* Task description: Extract every line of the material that holds the string "with".

* Data provided:
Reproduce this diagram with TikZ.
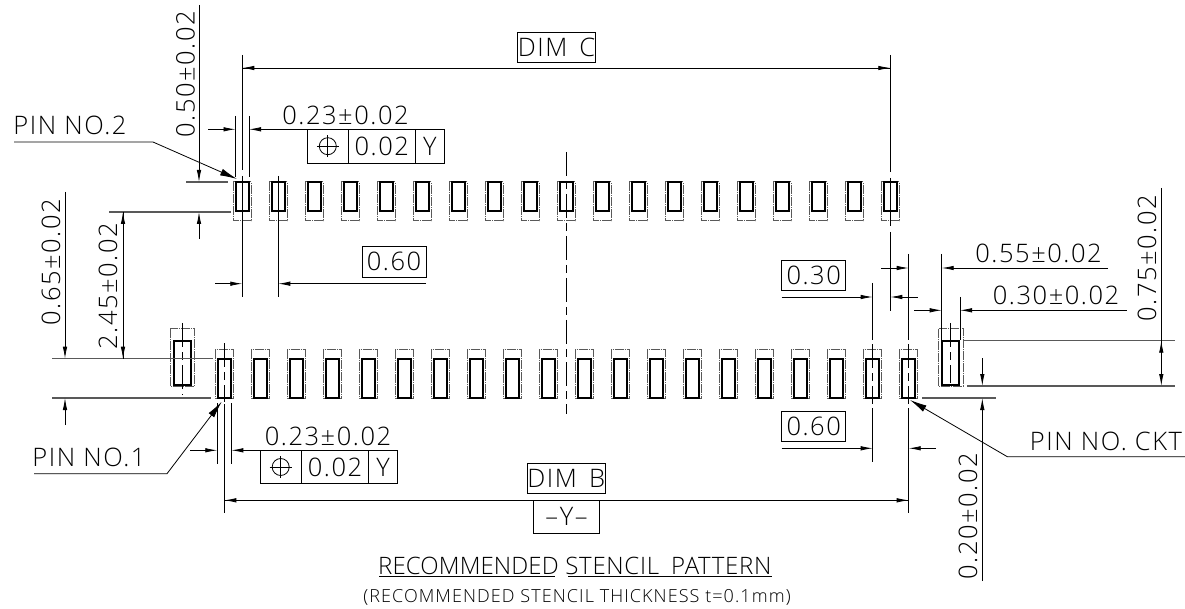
\documentclass[tikz,border=0pt]{standalone}
\usepackage{fontspec}
\usetikzlibrary{arrows.meta}
\newfontfamily\dimfont[LetterSpace=6]{Open Sans Light}
\newfontfamily\titlefont[LetterSpace=0.5]{Open Sans Light}
\newfontfamily\stencilfont[LetterSpace=3]{Open Sans Light}
\tikzset{
    padsolid/.style = {rectangle, draw=black, line width=2pt, inner sep=0pt, minimum width=13.6pt, minimum height=29pt},
    padside/.style = {rectangle, draw=black, line width=2pt, inner sep=0pt, minimum width=17pt, minimum height=44pt},
    stencil/.style = {draw=black!65, line width=1pt, dash pattern=on 9pt off 1pt on 1pt off 1pt},
    centerline/.style = {line width=0.8pt, dash pattern=on 24pt off 5pt on 8pt off 5pt},
    extline/.style = {line width=0.8pt},
    baseline/.style = {line width=1.1pt, draw=black!65},
    dimline/.style = {line width=0.8pt, -{Latex[length=12pt,width=4.5pt]}},
    leader/.style = {line width=0.8pt, -{Latex[length=17pt,width=7pt]}},
    dimtext/.style = {inner sep=0pt, font=\dimfont\fontsize{25.5}{28}\selectfont},
    smalltext/.style = {inner sep=0pt, font=\dimfont\fontsize{18}{22}\selectfont},
    dimbox/.style = {rectangle, draw=black, line width=0.8pt, inner sep=0pt, font=\dimfont\fontsize{25.5}{28}\selectfont}
}
\begin{document}
\begin{tikzpicture}[x=1pt,y=-1pt]
\useasboundingbox (0,0) rectangle (1185,609);
%
% top row
\foreach \i in {0,...,18} {
  \pgfmathsetmacro\px{242.3+36*\i}
  \draw[stencil] (\px-9,182) rectangle (\px+9,221);
  \node[padsolid] at (\px,197) (t\i) {};
}
% bottom row
\foreach \i in {0,...,19} {
  \pgfmathsetmacro\px{224.3+36*\i}
  \draw[stencil] (\px-9,349.5) rectangle (\px+9,398);
  \node[padsolid, minimum height=38.5pt] at (\px,378.5) (b\i) {};
}
% side pads
\draw[stencil] (170.3,328.5) rectangle (194.7,386);
\node[padside] at (182.3,363.3) (sl) {};
\draw[stencil] (938.7,328.5) rectangle (963.3,386);
\node[padside] at (950.7,363.3) (sr) {};
%
% center lines
\draw[centerline] (566.3,152) -- (566.3,414);
\draw[centerline] (182.3,323) -- (182.3,395);
\draw[centerline] (950.7,323) -- (950.7,383);
\draw[centerline] (224.3,343) -- (224.3,402);
\draw[centerline] (872.7,344) -- (872.7,404);
\draw[centerline] (908.7,344) -- (908.7,404);
%
% extension lines
\draw[extline] (242.3,55) -- (242.3,170) (242.3,176) -- (242.3,297);
\draw[extline] (278.3,176) -- (278.3,297);
\draw[extline] (890.3,55) -- (890.3,172) (890.3,178) -- (890.3,226) (890.3,232) -- (890.3,311);
\draw[extline] (235.5,116) -- (235.5,177);
\draw[extline] (249,116) -- (249,177);
\draw[extline] (217.3,403) -- (217.3,464);
\draw[extline] (231.3,403) -- (231.3,464);
\draw[extline] (224.3,404) -- (224.3,513);
\draw[extline] (908.7,254) -- (908.7,340);
\draw[extline] (908.7,408) -- (908.7,513);
\draw[extline] (872.7,283) -- (872.7,340);
\draw[extline] (872.7,408) -- (872.7,462);
\draw[extline] (941.7,254) -- (941.7,340);
\draw[extline] (960,297) -- (960,340);
%
\draw[baseline] (186,182) -- (228,182);
\draw[baseline] (109,212) -- (231,212);
\draw[baseline] (52,358.7) -- (213,358.7);
\draw[baseline] (52,398) -- (211,398);
\draw[baseline] (963,340.7) -- (1175,340.7);
\draw[baseline] (967,386) -- (1175,386);
\draw[baseline] (922,398) -- (996,398);
%
% dim c and dim b
\node[dimbox, minimum width=76pt, minimum height=30pt] at (556.5,47.5) (dimc) {DIM\hspace{4pt} C};
\draw[dimline, {Latex[length=12pt,width=4.5pt]}-] (242.3,68) -- (890.3,68);
\draw[dimline] (242.3,68) -- (890.3,68);
\node[dimbox, minimum width=76pt, minimum height=30pt] at (566.3,478.5) (dimb) {DIM\hspace{4pt} B};
\node[dimbox, minimum width=66pt, minimum height=33pt] at (566.5,516.7) (daty) {–Y–};
\draw[dimline, {Latex[length=12pt,width=4.5pt]}-] (224.3,500.3) -- (908.7,500.3);
\draw[dimline] (224.3,500.3) -- (908.7,500.3);
%
% vertical dimensions
\node[dimtext, rotate=90] at (185.5,74) (d050) {0.50±0.02};
\draw[dimline] (199,5) -- (199,182);
\draw[dimline] (199,239) -- (199,212);
\node[dimtext, rotate=90] at (51,262) (d065) {0.65±0.02};
\draw[dimline] (65,192) -- (65,358.7);
\draw[dimline] (65,425) -- (65,398);
\node[dimtext, rotate=90] at (108,286) (d245) {2.45±0.02};
\draw[dimline, {Latex[length=12pt,width=4.5pt]}-] (123,212) -- (123,358.7);
\draw[dimline] (123,212) -- (123,358.7);
\node[dimtext, rotate=90] at (1147,258) (d075) {0.75±0.02};
\draw[dimline] (1161.3,188) -- (1161.3,386);
\draw[dimline] (1161.3,370) -- (1161.3,340.7);
\node[dimtext, rotate=90] at (968,516) (d020) {0.20±0.02};
\draw[dimline] (982.3,358) -- (982.3,386);
\draw[dimline] (982.3,581) -- (982.3,398);
%
% width of pin 2 with frame
\node[dimtext] at (345.5,115) (w2) {0.23±0.02};
\draw[dimline] (208,129.3) -- (235.5,129.3);
\draw[dimline] (307.3,129.3) -- (249,129.3);
\node[dimbox, minimum width=41pt, minimum height=33.7pt] at (327.8,146.2) (fa) {};
\node[dimbox, minimum width=67pt, minimum height=33.7pt] at (381.8,146.2) (fb) {0.02};
\node[dimbox, minimum width=29pt, minimum height=33.7pt] at (429.8,146.2) (fc) {Y};
\draw[extline] (fa.center) circle (8.5pt);
\draw[extline] ([xshift=-11pt]fa.center) -- ([xshift=11pt]fa.center);
\draw[extline] ([yshift=-11pt]fa.center) -- ([yshift=11pt]fa.center);
%
% width of pin 1 with frame
\node[dimtext] at (328,436.5) (w1) {0.23±0.02};
\draw[dimline] (190,450.3) -- (217.3,450.3);
\draw[dimline] (260,450.3) -- (231.3,450.3);
\node[dimbox, minimum width=41.3pt, minimum height=33.4pt] at (280.7,467) (ga) {};
\node[dimbox, minimum width=67.4pt, minimum height=33.4pt] at (335,467) (gb) {0.02};
\node[dimbox, minimum width=29pt, minimum height=33.4pt] at (383.2,467) (gc) {Y};
\draw[extline] (ga.center) circle (8.5pt);
\draw[extline] ([xshift=-11pt]ga.center) -- ([xshift=11pt]ga.center);
\draw[extline] ([yshift=-11pt]ga.center) -- ([yshift=11pt]ga.center);
%
% pitch dimensions
\node[dimbox, minimum width=64pt, minimum height=30.5pt] at (394,261.7) (p1) {0.60};
\draw[dimline] (215,283.7) -- (242.3,283.7);
\draw[dimline] (426,283.7) -- (278.3,283.7);
\node[dimbox, minimum width=64pt, minimum height=30pt] at (813.7,275.3) (p2) {0.30};
\draw[dimline] (781.7,297) -- (872.7,297);
\draw[dimline] (917.7,297) -- (890.3,297);
\draw[dimline] (881.3,268) -- (908.7,268);
\node[dimbox, minimum width=64pt, minimum height=30pt] at (813.7,426.7) (p3) {0.60};
\draw[dimline] (781.7,448.3) -- (872.7,448.3);
\draw[dimline] (935.7,448.3) -- (908.7,448.3);
%
% side pad dimensions
\node[dimtext] at (1038.5,253.5) (s055) {0.55±0.02};
\draw[dimline] (1108,268) -- (941.7,268);
\node[dimtext] at (1056,295) (s030) {0.30±0.02};
\draw[dimline] (1126.7,310.3) -- (960,310.3);
\draw[dimline] (914.3,310.3) -- (941.7,310.3);
%
% pin labels
\node[dimtext] at (70,125.5) (pin2) {PIN NO.2};
\draw[leader] (14,142) -- (153,142) -- (237,179);
\node[dimtext] at (89,457) (pin1) {PIN NO.1};
\draw[leader] (34,473.7) -- (167,473.7) -- (221.7,401.7);
\node[dimtext] at (1106,441) (pinc) {PIN NO. CKT};
\draw[leader] (1185,456.7) -- (1007.3,456.7) -- (910,400);
%
% title
\node[inner sep=0pt, anchor=base west, font=\titlefont\fontsize{24}{28}\selectfont] at (378,574) (title1) {RECOMMENDED};
\node[inner sep=0pt, anchor=base east, font=\stencilfont\fontsize{24}{28}\selectfont] at (771.7,574) (title2) {STENCIL\hspace{5pt} PATTERN};
\draw[extline] (379.3,576.7) -- (555,576.7);
\draw[extline] (568.3,576.7) -- (771.7,576.7);
\node[smalltext, anchor=base] at (577,602) (title3) {(RECOMMENDED STENCIL THICKNESS t=0.1mm)};
\end{tikzpicture}
\end{document}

* Completed exercise:
Reproduce this diagram with TikZ.
% width of pin 2 with frame
% width of pin 1 with frame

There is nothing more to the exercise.